LAUSR

Currently, the construction of amorphous/crystalline (A/C) heterophase has become an advanced strategy to modulate electronic and/or ionic behaviors and promote structural stability due to their concerted advantages. However, their different kinetics limit the synergistic effect. Further, their interaction functions and underlying mechanisms remain unclear. Here, a unique engineered defect‐rich V2O3 heterophase structure (donated as A/C‐V2O3−x@C‐HMCS) composed of mesoporous oxygen‐deficient amorphous − hollow core (A‐V2O3−x/HMC) and lattice‐distorted crystalline shell (C‐V2O3/S) encapsulated by carbon is rationally designed via a facile approach. Comprehensive density functional theory (DFT) calculations disclose that the lattice distortion enlarges the porous channels for Na+ diffusion in the crystalline phase, thereby optimizing its kinetics to be compatible with the oxygen‐vacancy‐rich amorphous phase.
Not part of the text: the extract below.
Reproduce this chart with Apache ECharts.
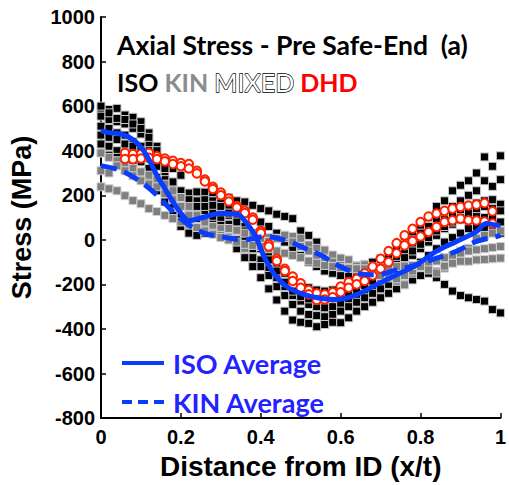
<!DOCTYPE html>
<html>
<head>
<meta charset="utf-8">
<script src="https://cdn.jsdelivr.net/npm/echarts@6/dist/echarts.min.js"></script>
<style>
  html, body { margin: 0; padding: 0; background: #fff; }
  #chart { width: 509px; height: 485px; }
</style>
</head>
<body>
<div id="chart"></div>
<script>
// Through-wall positions (x/t) shared by the scatter curves
const xs = [0, 0.02, 0.04, 0.06, 0.08, 0.10, 0.12, 0.14, 0.16, 0.18,
            0.20, 0.22, 0.24, 0.26, 0.28, 0.30, 0.32, 0.34, 0.36, 0.38,
            0.40, 0.42, 0.44, 0.46, 0.48, 0.50, 0.52, 0.54, 0.56, 0.58,
            0.60, 0.62, 0.64, 0.66, 0.68, 0.70, 0.72, 0.74, 0.76, 0.78,
            0.80, 0.82, 0.84, 0.86, 0.88, 0.90, 0.92, 0.94, 0.96, 0.98, 1.0];

// ISO hardening results (MPa), one array per analysis
const isoA = [590, 585, 590, 560, 550, 530, 480, 420, 360, 320,
              290, 210, 215, 214, 212, 205, 190, 175, 170, 155,
              140, 130, 115, 105, 95, 40, 20, -10, -50, -80,
              -100, -110, -115, -110, -100, -85, -60, -30, -10, 20,
              50, 100, 150, 175, 220, 245, 265, 300, 372, 330, 377];
const isoB = [555, 540, 530, 520, 500, 475, 430, 380, 300, 250,
              200, 160, 175, 180, 175, 165, 150, 140, 120, 100,
              80, 60, 30, -10, -40, -70, -100, -120, -140, -150,
              -160, -155, -150, -140, -120, -100, -70, -40, -20, 0,
              30, 60, 90, 120, 150, 175, 200, 220, 265, 240, 270];
const isoC = [510, 500, 480, 470, 440, 420, 400, 350, 250, 200,
              160, 130, 120, 130, 135, 125, 110, 90, 60, 30,
              -20, -70, -110, -150, -180, -200, -215, -225, -230, -225,
              -220, -210, -195, -180, -160, -140, -120, -90, -60, -30,
              0, 30, 60, 90, 110, 130, 150, 165, 175, 180, 160];
const isoD = [470, 460, 450, 430, 420, 400, 370, 330, 270, 200,
              150, 100, 90, 95, 100, 90, 70, 40, 0, -40,
              -90, -130, -170, -210, -250, -275, -290, -300, -305, -300,
              -290, -280, -260, -240, -215, -190, -160, -130, -100, -70,
              -40, -10, 20, 50, 70, 90, 100, 110, 100, 95, 80];
const isoE = [430, 420, 400, 390, 370, 350, 320, 280, 220, 160,
              100, 60, 50, 60, 70, 65, 40, 0, -40, -80,
              -120, -160, -210, -250, -290, -320, -335, -340, -345, -335,
              -320, -300, -280, -260, -240, -220, -200, -175, -150, -120,
              -100, -70, -40, -10, 10, 30, 50, 60, 50, 40, 30];
const isoF = [390, 380, 370, 350, 330, 300, 260, 220, 170, 110,
              60, 30, 20, 30, 40, 30, 0, -40, -80, -120,
              -170, -220, -270, -320, -360, -370, -375, -390, -380, -370,
              -372, -350, -320, -300, -280, -260, -240, -220, -200, -180,
              -160, -150, -170, -200, -230, -250, -260, -268, -275, -313, -328];
const isoG = [600, 570, 545, 540, 520, 500, 460, 400, 320, 260,
              220, 180, 150, 150, 155, 150, 120, 80, 40, 10,
              -40, -90, -140, -190, -230, -255, -265, -270, -265, -260,
              -250, -240, -225, -205, -185, -165, -140, -110, -80, -50,
              -20, 10, 40, 60, 80, 100, 120, 140, 150, 140, 130];

// KIN hardening results (MPa)
const kinA = [390, 370, 355, 340, 320, 305, 290, 270, 250, 220,
              190, 150, 110, 80, 60, 50, 45, 40, 30, 20,
              15, 10, 5, 10, 15, 7, -23, -38, -46, -68,
              -82, -90, -118, -112, -149, -180, -171, -186, -202, -150,
              -112, -96, -141, -127, -82, -51, -38, 7, 20, 30, 40];
const kinB = [310, 300, 332, 310, 287, 265, 250, 238, 207, 180,
              150, 110, 60, 40, 30, 20, 51, 43, -38, 21,
              7, -7, 7, 21, -10, -30, -50, -70, -90, -100,
              -115, -125, -130, -140, -150, -160, -165, -175, -160, -140,
              -125, -110, -95, -80, -70, -60, -50, -45, -40, -35, -30];
const kinC = [238, 229, 220, 198, 176, 162, 140, 127, 110, 95,
              80, 70, 55, 40, 25, 10, 0, -10, -20, -25,
              -30, -40, -50, -60, -70, -80, -95, -105, -115, -120,
              -125, -128, -130, -130, -128, -125, -122, -120, -118, -115,
              -120, -135, -149, -118, -105, -96, -96, -90, -88, -85, -82];

// DHD results (MPa), sampled from x/t = 0.06 to 0.98
const dhdXs = xs.slice(3, 50);
const dhdA = [390, 385, 385, 390, 375, 365, 355, 345, 340, 310,
              270, 238, 212, 185, 152, 130, 100, 40, -20, -85,
              -130, -165, -195, -225, -240, -245, -235, -210, -190, -175,
              -150, -120, -85, -50, -15, 20, 50, 80, 105, 118,
              130, 140, 148, 154, 158, 165, 128];
const dhdB = [363, 362, 365, 368, 362, 352, 340, 330, 320, 298,
              262, 228, 200, 172, 145, 120, 90, 30, -30, -95,
              -140, -185, -215, -245, -270, -268, -258, -235, -215, -200,
              -185, -160, -130, -100, -60, -25, -5, 15, 35, 58,
              80, 88, 95, 88, 87, 82, 73];

// Averaged profiles (MPa)
const isoAvgXs = [0, 0.025, 0.05, 0.075, 0.10, 0.12, 0.14, 0.16, 0.18, 0.20,
                  0.22, 0.25, 0.30, 0.34, 0.36, 0.385, 0.41, 0.435, 0.47, 0.51,
                  0.545, 0.59, 0.64, 0.69, 0.74, 0.79, 0.84, 0.89, 0.94, 0.965, 0.99, 1.0];
const isoAvg = [489, 480, 475, 455, 416, 360, 289, 230, 171, 120,
                86, 98, 118, 116, 85, 21, -82, -157, -216, -246,
                -261, -268, -246, -201, -157, -112, -51, -7, 37, 73, 66, 65];
const kinAvgXs = [0, 0.05, 0.10, 0.14, 0.18, 0.22, 0.26, 0.30, 0.36, 0.41,
                  0.47, 0.51, 0.55, 0.59, 0.64, 0.69, 0.74, 0.79, 0.84, 0.89,
                  0.94, 0.99, 1.0];
const kinAvg = [333, 311, 260, 200, 127, 66, 29, 15, 0, 15,
                -7, -38, -68, -112, -149, -157, -135, -112, -82, -51,
                -7, 15, 20];

const yTicks = { min: -800, max: 1000, step: 200 };
const xTicks = { min: 0, max: 1, step: 0.2 };
const legendNames = ['ISO Average', 'KIN Average'];

const pairs = (px, py) => py.map((v, i) => [px[i], v]);

const labelFont = { fontFamily: 'Liberation Sans', fontWeight: 'bold', color: '#000' };
const avgBlue = '#0a3cff';
const textBlue = '#2323ff';
const kinDash = [16, 8];

function squareSeries(values, fill, edge) {
  return {
    type: 'scatter',
    data: pairs(xs, values),
    symbol: 'rect',
    symbolSize: 8,
    itemStyle: { color: fill, borderColor: edge, borderWidth: 1, opacity: 1 },
    emphasis: { disabled: true },
    silent: true,
    z: 2
  };
}

function circleSeries(values) {
  return {
    type: 'scatter',
    data: pairs(dhdXs, values),
    symbol: 'circle',
    symbolSize: 8.5,
    itemStyle: { color: '#ffffff', borderColor: '#ff2200', borderWidth: 2, opacity: 1 },
    emphasis: { disabled: true },
    silent: true,
    z: 3
  };
}

const isoSets = [isoA, isoB, isoC, isoD, isoE, isoF, isoG];
const kinSets = [kinA, kinB, kinC];

const series = [];
isoSets.forEach(s => series.push(squareSeries(s, '#000000', '#c8c8c8')));
kinSets.forEach(s => series.push(squareSeries(s, '#7f7f7f', '#d0d0d0')));
series.push(circleSeries(dhdA));
series.push(circleSeries(dhdB));
series.push({
  name: legendNames[0],
  type: 'line',
  data: pairs(isoAvgXs, isoAvg),
  smooth: 0.35,
  symbol: 'none',
  lineStyle: { color: avgBlue, width: 5 },
  z: 5
});
series.push({
  name: legendNames[1],
  type: 'line',
  data: pairs(kinAvgXs, kinAvg),
  smooth: 0.35,
  symbol: 'none',
  lineStyle: { color: avgBlue, width: 5, type: kinDash },
  z: 5
});

// Key for the two averaged curves, bottom-left of the plot
const keyText = { fontFamily: 'Lato', fontWeight: 'bold', fontSize: 27, fill: textBlue };
const graphic = [
  { type: 'line', shape: { x1: 122, y1: 363, x2: 164, y2: 363 },
    style: { stroke: avgBlue, lineWidth: 4 }, silent: true },
  { type: 'text', x: 173, y: 363,
    style: Object.assign({ text: legendNames[0], verticalAlign: 'middle' }, keyText), silent: true },
  { type: 'line', shape: { x1: 122, y1: 402, x2: 164, y2: 402 },
    style: { stroke: avgBlue, lineWidth: 4, lineDash: [10, 6] }, silent: true },
  { type: 'text', x: 173, y: 402,
    style: Object.assign({ text: legendNames[1], verticalAlign: 'middle' }, keyText), silent: true }
];

const chart = echarts.init(document.getElementById('chart'), null, { renderer: 'svg' });
chart.setOption({
  animation: false,
  backgroundColor: '#ffffff',
  title: {
    text: 'Axial Stress - Pre Safe-End  (a)',
    subtext: '{iso|ISO} {kin|KIN} {mix|MIXED} {dhd|DHD}',
    left: 112,
    top: 26,
    itemGap: 11,
    textStyle: { fontFamily: 'Lato', fontWeight: 'bold', fontSize: 26.5, color: '#000' },
    subtextStyle: {
      fontFamily: 'Lato', fontWeight: 'bold', fontSize: 25, color: '#000',
      rich: {
        iso: { fontFamily: 'Lato', fontWeight: 'bold', fontSize: 25, color: '#000' },
        kin: { fontFamily: 'Lato', fontWeight: 'bold', fontSize: 25, color: '#8c8c8c' },
        mix: { fontFamily: 'Lato', fontWeight: 'normal', fontSize: 25, color: '#ffffff',
               textBorderColor: '#000', textBorderWidth: 1.3 },
        dhd: { fontFamily: 'Lato', fontWeight: 'bold', fontSize: 25, color: '#ff0000' }
      }
    }
  },
  graphic: graphic,
  grid: { left: 100, right: 4, top: 17, bottom: 64, containLabel: false },
  xAxis: {
    type: 'value',
    min: xTicks.min, max: xTicks.max, interval: xTicks.step,
    name: 'Distance from ID (x/t)',
    nameLocation: 'middle',
    nameGap: 27,
    nameTextStyle: { fontFamily: 'Liberation Sans', fontWeight: 'bold', fontSize: 28, color: '#000' },
    axisLine: { onZero: false, lineStyle: { color: '#000', width: 2 } },
    axisTick: { inside: true, length: 5, lineStyle: { color: '#000', width: 1.5 } },
    axisLabel: Object.assign({ fontSize: 20, margin: 9, formatter: v => String(v) }, labelFont),
    splitLine: { show: false }
  },
  yAxis: {
    type: 'value',
    min: yTicks.min, max: yTicks.max, interval: yTicks.step,
    name: 'Stress (MPa)',
    nameLocation: 'middle',
    nameGap: 66,
    nameTextStyle: { fontFamily: 'Liberation Sans', fontWeight: 'bold', fontSize: 27, color: '#000' },
    axisLine: { show: true, onZero: false, lineStyle: { color: '#000', width: 2 } },
    axisTick: { show: true, inside: true, length: 5, lineStyle: { color: '#000', width: 1.5 } },
    axisLabel: Object.assign({ fontSize: 20, margin: 6, formatter: v => String(v) }, labelFont),
    splitLine: { show: false }
  },
  series: series
});
</script>
</body>
</html>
This significantly reduces the high contrast of the kinetic properties between the crystalline and amorphous phases in A/C‐V2O3−x@C‐HMCS and induces the formation of highly dense A/C interfaces with a strong synergistic effect. As a result, the dense heterointerface effectively optimizes the Na+ adsorption energy and lowers the diffusion barrier, thus accelerating the overall kinetics of A/C‐V2O3−x@C‐HMCS. In contrast, the perfect heterophase (defects‐free) A/C‐V2O3@C‐HCS demonstrates sparse A/C interfacial sites with limited synergistic effect and sluggish kinetics. As expected, the A/C‐V2O3−x@C‐HMCS achieves a high rate and ultrastable performance (192 mAh g−1 over 6000 cycles at 10 A g−1) when employed for the first time as a cathode for sodium‐ion batteries (SIBs). This work provides general guidance for realizing dense heterophase cathode design for high‐performance SIBs and beyond.